Concerto Madrigalesco d'Ercole Bernabei
(EnPhases) mars 2023
Comme nous aurions aimé être une petite souris pour assister à la naissance de ce beau disque. Cavaler dans la nef, aller du narthex au chœur en passant par le transept dans l’église Notre-Dame de Trédrez-Locquémeau. Se cacher sous les bancs, se faufiler, observer Marco Horvat (théorbe, archiluth, lirone, guitare baroque), Ayumi Nakagawa (clavecin et orgue), Caroline Lieby (harpe), Eliaz Hercelin (basse de gambe), Anne-Sophie Eiselé (dessus et basse de viole, lirone), la soprano Myriam Arbouz, la mezzo-soprano Marine Fribourg, le haute-contre Andrea Gavagnin, le ténor et dessus et basse de viole Francisco Mañalich et la basse Jan Jeroen Bredewold.

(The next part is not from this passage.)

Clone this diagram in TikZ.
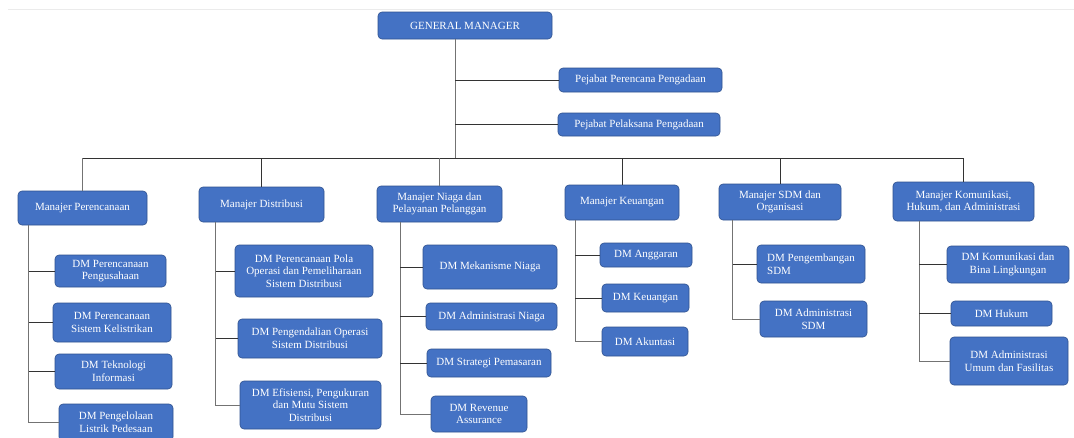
\documentclass[tikz,border=0pt]{standalone}
\usepackage{fontspec}
\setmainfont{Liberation Serif}
\usepackage{tikz}
\definecolor{boxblue}{HTML}{4472C4}
\definecolor{boxedge}{HTML}{2F528F}
\tikzstyle{block} = [rectangle, draw=boxedge, fill=boxblue, text=white,
    rounded corners=4pt, inner sep=0pt, align=center, line width=0.6pt,
    font=\fontsize{11}{12.7}\selectfont]
\tikzstyle{line} = [draw, black!80, line width=0.8pt]
\tikzstyle{spine} = [draw, black!55, line width=1pt]

\begin{document}
\begin{tikzpicture}[x=1pt,y=-1pt]
    \useasboundingbox [fill=white] (0,0) rectangle (1074,437);
    \draw [black!8, line width=0.8pt] (8,9) -- (1074,9);
    % Place nodes
    \node [block, minimum width=174pt, minimum height=27pt] (gm) at (465,25.5) {GENERAL MANAGER};
    \node [block, minimum width=163pt, minimum height=24pt] (ppp) at (640.5,80) {Pejabat Perencana Pengadaan};
    \node [block, minimum width=162pt, minimum height=23pt] (ppl) at (639,124.5) {Pejabat Pelaksana Pengadaan};
    % managers
    \node [block, minimum width=129pt, minimum height=34pt] (mper) at (82.5,208) {Manajer Perencanaan};
    \node [block, minimum width=125pt, minimum height=35pt] (mdis) at (261.5,204.5) {Manajer Distribusi};
    \node [block, minimum width=125pt, minimum height=36pt] (mnia) at (439.5,204) {Manajer Niaga dan\\Pelayanan Pelanggan};
    \node [block, minimum width=114pt, minimum height=35pt] (mkeu) at (622,202.5) {Manajer Keuangan};
    \node [block, minimum width=122pt, minimum height=36pt] (msdm) at (780,202) {Manajer SDM dan\\Organisasi};
    \node [block, minimum width=141pt, minimum height=39pt] (mkom) at (963.5,201.5) {Manajer Komunikasi,\\Hukum, dan Administrasi};
    % perencanaan
    \node [block, minimum width=111pt, minimum height=32pt] (per1) at (110.5,271) {DM Perencanaan\\Pengusahaan};
    \node [block, minimum width=118pt, minimum height=39pt] (per2) at (112,322.5) {DM Perencanaan\\Sistem Kelistrikan};
    \node [block, minimum width=117pt, minimum height=35pt] (per3) at (113.5,371.5) {DM Teknologi\\Informasi};
    \node [block, minimum width=114pt, minimum height=37pt] (per4) at (116,422.5) {DM Pengelolaan\\Listrik Pedesaan};
    % distribusi
    \node [block, minimum width=138pt, minimum height=52pt] (dis1) at (304,271) {DM Perencanaan Pola\\Operasi dan Pemeliharaan\\Sistem Distribusi};
    \node [block, minimum width=144pt, minimum height=39pt] (dis2) at (310,338.5) {DM Pengendalian Operasi\\Sistem Distribusi};
    \node [block, minimum width=141pt, minimum height=48pt] (dis3) at (310.5,405) {DM Efisiensi, Pengukuran\\dan Mutu Sistem\\Distribusi};
    % niaga
    \node [block, minimum width=134pt, minimum height=44pt] (nia1) at (490,267) {DM Mekanisme Niaga};
    \node [block, minimum width=131pt, minimum height=27pt] (nia2) at (491.5,316.5) {DM Administrasi Niaga};
    \node [block, minimum width=124pt, minimum height=28pt] (nia3) at (489,363) {DM Strategi Pemasaran};
    \node [block, minimum width=96pt, minimum height=36pt] (nia4) at (479,414) {DM Revenue\\Assurance};
    % keuangan
    \node [block, minimum width=92pt, minimum height=24pt] (keu1) at (646,255) {DM Anggaran};
    \node [block, minimum width=87pt, minimum height=28pt] (keu2) at (645.5,298) {DM Keuangan};
    \node [block, minimum width=86pt, minimum height=29pt] (keu3) at (645,341.5) {DM Akuntasi};
    % sdm
    \node [block, minimum width=108pt, minimum height=38pt, align=left] (sdm1) at (811,264) {DM Pengembangan\\SDM\hspace*{4.5em}};
    \node [block, minimum width=107pt, minimum height=36pt] (sdm2) at (813.5,319) {DM Administrasi\\SDM};
    % komunikasi
    \node [block, minimum width=122pt, minimum height=37pt] (kom1) at (1008,264.5) {DM Komunikasi dan\\Bina Lingkungan};
    \node [block, minimum width=101pt, minimum height=25pt] (kom2) at (1001.5,313.5) {DM Hukum};
    \node [block, minimum width=118pt, minimum height=48pt] (kom3) at (1009,361) {DM Administrasi\\Umum dan Fasilitas};
    % Draw edges
    \coordinate (bus) at (455,158);
    \path [spine] (gm.south -| bus) -- (bus);
    \path [line] (ppp.west) -- (ppp.west -| bus);
    \path [line] (ppl.west) -- (ppl.west -| bus);
    \path [line] (mper.north |- bus) -- (mkom.north |- bus);
    \path [spine] (mper.north |- bus) -- (mper.north);
    \path [line] (mdis.north |- bus) -- (mdis.north);
    \path [spine] (mnia.north |- bus) -- (mnia.north);
    \path [line] (mkeu.north |- bus) -- (mkeu.north);
    \path [line] (msdm.north |- bus) -- (msdm.north);
    \path [line] (mkom.north |- bus) -- (mkom.north);
    % sub-lines
    \coordinate (sper) at (28.5,0);
    \coordinate (sdis) at (215.7,0);
    \coordinate (snia) at (400,0);
    \coordinate (skeu) at (575,0);
    \coordinate (ssdm) at (732.7,0);
    \coordinate (skom) at (919.3,0);
    \path [spine] (mper.south -| sper) |- (per4.west);
    \path [line] (per1.west) -- (per1.west -| sper);
    \path [line] (per2.west) -- (per2.west -| sper);
    \path [line] (per3.west) -- (per3.west -| sper);
    \path [spine] (mdis.south -| sdis) |- (dis3.west);
    \path [line] (dis1.west) -- (dis1.west -| sdis);
    \path [line] (dis2.west) -- (dis2.west -| sdis);
    \path [spine] (mnia.south -| snia) |- (nia4.west);
    \path [line] (nia1.west) -- (nia1.west -| snia);
    \path [line] (nia2.west) -- (nia2.west -| snia);
    \path [line] (nia3.west) -- (nia3.west -| snia);
    \path [spine] (mkeu.south -| skeu) |- (keu3.west);
    \path [line] (keu1.west) -- (keu1.west -| skeu);
    \path [line] (keu2.west) -- (keu2.west -| skeu);
    \path [spine] (msdm.south -| ssdm) |- (sdm2.west);
    \path [line] (sdm1.west) -- (sdm1.west -| ssdm);
    \path [spine] (mkom.south -| skom) |- (kom3.west);
    \path [line] (kom1.west) -- (kom1.west -| skom);
    \path [line] (kom2.west) -- (kom2.west -| skom);
\end{tikzpicture}
\end{document}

Écouter l’ensemble Faenza chanter les pièces du Concerto Madrigalesco a tre voci diverse d’Ercole Bernabei. Être là, minuscule, presque invisible, peut-être chassée par Franck Jaffrès qui craindrait pour ses câbles, assister à la création, à l’élaboration de cette musique.
Originaire de Caprarola, Bernabei a été l’élève d’Orazio Benevoli, éminent compositeur de l'école romaine et d'Antonio Pastorelli. Il devient organiste puis maître de chapelle de l'église Saint-Louis-des-Français succédant à Luigi Rossi à la tribune de l'orgue, puis maître de chapelle de la basilique Saint-Jean-de-Latran poste occupé auparavant par Giuseppe Corsi. À la même époque, il est au service du prince Flavio Orsini, duc de Bracciano.
En juin 1672, grâce au soutien de la reine Christine de Suède, il est nommé directeur de la Cappella Giulia au Vatican. Il quitte ses fonctions assez rapidement puisque deux ans plus tard, il succède à Johann Kaspar Kerll en tant que maître de chapelle du prince Ferdinand-Marie de Bavière. Il y meurt en décembre 1687.
Digne élève de Benevoli, Bernabei se distingue par son aisance à manier le style polyphonique. Sa musique est dans la grande tradition de l'école romaine et évite les artifices trop exagérés. Il donne au chant une nouvelle force expressive, travaille particulièrement la prosodie. Une modernité, tout en s’appuyant sur une tradition (contrepoint simple, théorie des affects...) qui s’entend dans les pièces du Concerto Madrigalesco aussi bien dans la complexité de l’écriture en contrepoint que dans la beauté magnétique des mélodies.
Marco Horvat et l’ensemble Faenza, (superbe ensemble au demeurant) en font une interprétation ardente, virtuose. L’ensemble, habité musicalement, nous enveloppe de beauté avec sa richesse polyphonique, une mobilité des dynamiques, une finesse du phrasé, de l’articulation et de l’ornementation. Ils ont preuve d’une analyse presque scientifique, d’une recherche historique (le disque est enregistré dans le cadre du programme PerformArt porté par Anne-Madeleine Goulet du CNRS). Superbe.